Pressure Testing Methods for Diaphragm Valves
How Do Diaphragm Valves Work?
Sanitary diaphragm valves use a flexible diaphragm made of soft materials that separate the valve body cavity from the valve cover cavity. Diaphragm valves provide on/off throttling and bi-directional flow. They control flow rates by reducing or increasing the area that fluid can pass through. Performing various pressure testing methods for diaphragm valves before installing them is critical to the health and longevity of any fluid or gas system.
A diaphragm valve is actually nothing more than a “clamp” valve — an elastic diaphragm that is connected to the compression component by screws. The valve stem drives the compression component to move up and down. When the compression component moves up, the diaphragm rises, leading to an open channel. When the compression component moves down, the diaphragm is pressed against the valve body weir (assuming it is a weir valve) or pressed to the bottom of the structure (assuming it is a straight-through valve).
Diaphragm valves offer a distinct advantage — their main functional component is housed separately from the fluid passing through it.
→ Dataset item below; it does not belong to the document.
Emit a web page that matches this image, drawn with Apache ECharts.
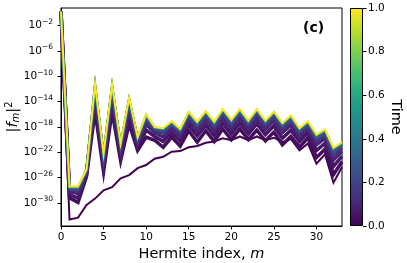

This helps ensure the purity of the fluid by diminishing contamination from corroded parts. It also makes the valve more dependable, as high-pressure fluids cannot damage the diaphragm, a problem seen in some other, more traditional valve types.
Pressure Testing Method for Diaphragm Valve
The strength test for diaphragm valves is very similar to the pressure testing methods for butterfly valves. First, introduce the medium from one end, open the valve flap, and keep the other end closed. Second, raise the test pressure to the specified value and then check for any leakage around the valve body and valve cover. If there are no leaks, then it’s considered qualified. Finally, depressurize the system to the sealing test pressure, close the valve disc, and open the other end for inspection. If there’s no leakage, then it’s considered qualified.
The diaphragm isolates the medium from the upper cavity of the valve stem, so even if there is no stuffing medium, there won’t be leakage. However, due to the limitations of the diaphragm and lining materials, the pressure resistance and temperature resistance are relatively poor. It is usually only suitable for occasions where the nominal pressure is 1.6MPa and the temperature is below 150 degrees Celsius.
What is a Diaphragm Valve Used for?
Diaphragm valves have a simple structure and low fluid resistance, making them suitable for switching and throttling. They offer a larger flow capacity compared with other valves of the same specifications. Their leak-free performance makes them perfect for the regulation of medium and high viscosity fluids and fluids with suspended solids.
The diaphragm valve is a relatively new and highly specialized type of block valve. Its opening and the closing diaphragm are made of softer materials, and separates the valve body cavity from the valve cover cavity and drive components. This diaphragm structure makes it a unique design with myriad applications and potential for more in the future. This helpful equipment is widely used in various fields, with the most commonly used diaphragm valves being rubber-lined diaphragm valves, fluorine-lined diaphragm valves, unlined diaphragm valves, and plastic diaphragm valves.